Rose et ses voisins accusent de jeunes partisans de Nasa d'être derrière l'incendie, et un homme politique local de les y avoir incités.

"On nous a ciblé parce qu'on ne soutient pas Nasa", déclare Josphat Gatimu, 62 ans, qui tient une petite laverie, dont toutes les machines ont brûlé et sont irréparables. "Nous avons voté, c'est la seule raison pour laquelle ça nous arrive".

- Pures représailles -

Quelques centaines de mètres plus loin, des jeunes discutent dans la rue. Aucun n'éprouve de sympathie pour les commerçants de Congo, ni ne dément avoir joué un rôle dans l'incendie, qui n'était pour eux que pures représailles.

"Cet endroit, c'est un bastion de Nasa", lance un homme, âgé de 20 ans, qui ne souhaite pas donner son nom. "Ce qui se passe ici c'est que le gouvernement essaie de forcer de mauvaises gens d'une autre communauté, ces Mungiki, à venir et à nous intimider."

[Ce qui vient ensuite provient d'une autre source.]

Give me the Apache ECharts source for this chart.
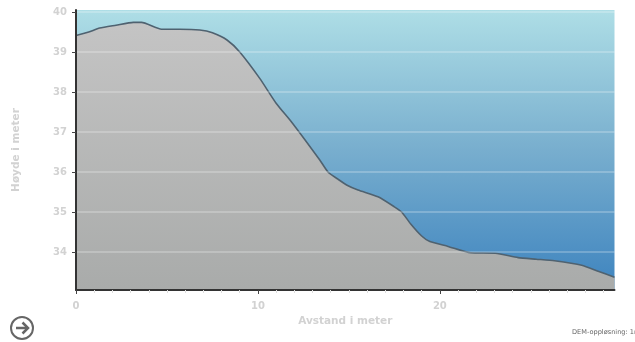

Les Mungiki sont un redouté gang criminel kikuyu qui fut actif dans les violences politico-ethniques de 2007-2008 et connu alors pour se prêter au racket et pour violemment défendre les intérêts commerciaux de leur ethnie.

Le président Kenyatta a été accusé par la Cour pénale internationale (CPI) d'avoir recouru à leurs services en 2007-2008. Il a toujours nié cette accusation et les poursuites à son encontre ont ensuite été abandonnées.

Le terme Mungiki est désormais appliqué de manière large à des groupes de Kikuyu armés, comme ceux qui ont surgi vendredi à Kawangware.

"Si les Mungiki viennent, même s'ils sont des milliers et des milliers, nous nous défendrons, nous les combattrons", promet le même homme, membre de l'ethnie luhya.

"S'ils n'envoient pas de policiers ou de Mungiki dans ce fief, alors nous sommes en paix, comme vous le voyez", ajoute-t-il, debout à un carrefour devant une autre propriété brûlée appartenant, selon ce groupe, à un Kikuyu.